Mentally Ill San Jose Taliban Wannabe Gets 15 Years In FBI Bank Bomb Sting


A San Jose man, who suffered from delusions that had him believing he was joining the Taliban, fell for an FBI sting operation in which he was supposed to bomb an Oakland bank last year. Now 29-year-old Matthew Llaneza is headed to prison for 15 years amid objections from his attorneys who say the FBI exploited his mental illness.

They say that Llaneza is not a terrorist threat, he’s a man who needs some serious psychiatric help.

Judge Yvonne Gonzalez Rogers agreed with both the prosecutor and Llaneza’s public defender that that the man was in the grip of his mental illness when he attempted to explode what he believed was a remotely detonated car bomb near a Bank of America at 303 Hegenberger Road in Oakland on February 8 of last year.

What Llaneza thought was a deadly bomb was actually a harmless fake supplied by undercover FBI agents. The Mesa, Arizona, native who moved to San Jose a few years ago had earlier been diagnosed with schizophrenia and bipolar disorder.

The bombing, he believed, would ignite a civil war, because right wing militia groups would take the blame, leading to a violent crackdown. Llaneza thought he would escape by boat to Afghanistan after the bombing where he would join the Taliban.

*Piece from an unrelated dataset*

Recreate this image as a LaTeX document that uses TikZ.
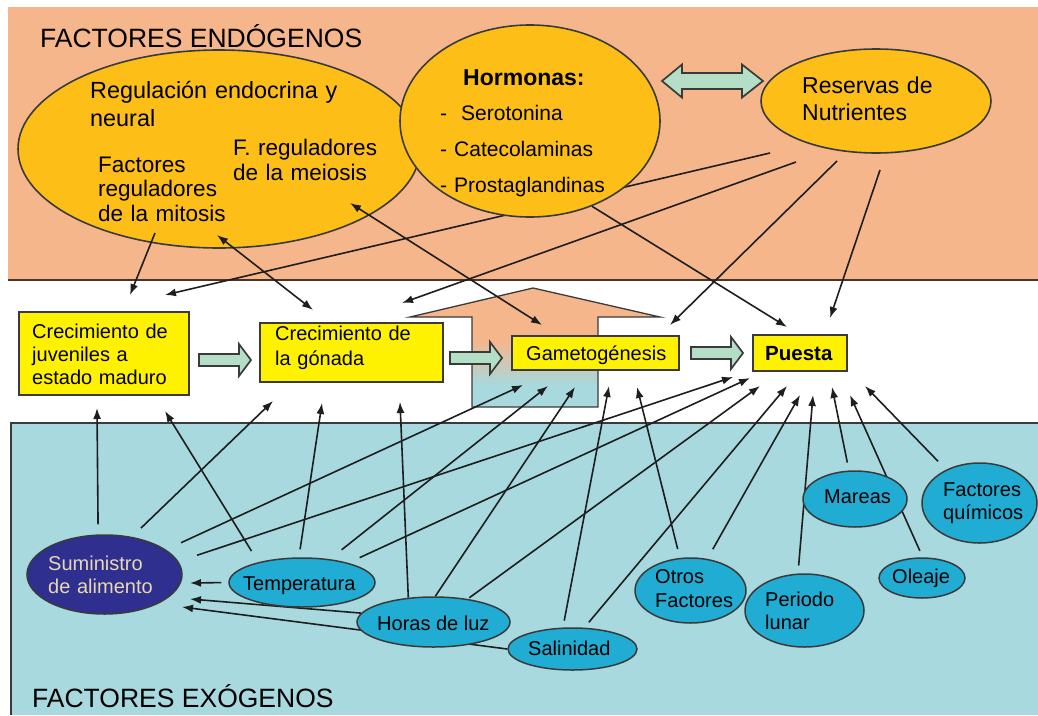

While prosecutors said the San Jose man “had jihad in his heart” and was a committed Islamic militant, his lawyer said he neither would have, nor could have, staged such a relatively sophisticated terror plot on his own, without the help and prodding of FBI agents who were pretending to be Taliban-connected terrorists.

“Matthew was not not a radicalized jihadist but rather a delusional, severely mentally disturbed young man,” said Assistant Public Defender Jerome Matthews. “He had no technical skills to speak of.”

They recounted Llaneza’s long history of mental illness, going back to when he was a child and experienced vivid fantasies that he was able to build a jet plane on his own and erase his memory to resist interrogation.

His attorneys also said Llaneza “had no desire to inflict mass casualties,” noting that he tried to stage the would-be bombing early in the morning when the bank building would be mostly unoccupied.

The charge of attempting to use a weapon of mass destruction, to which Llaneza pled guilty, carries a 30 year sentence, but Judge Rogers gave him half that, because of the shared conviction the the San Jose man was in need of mental health care.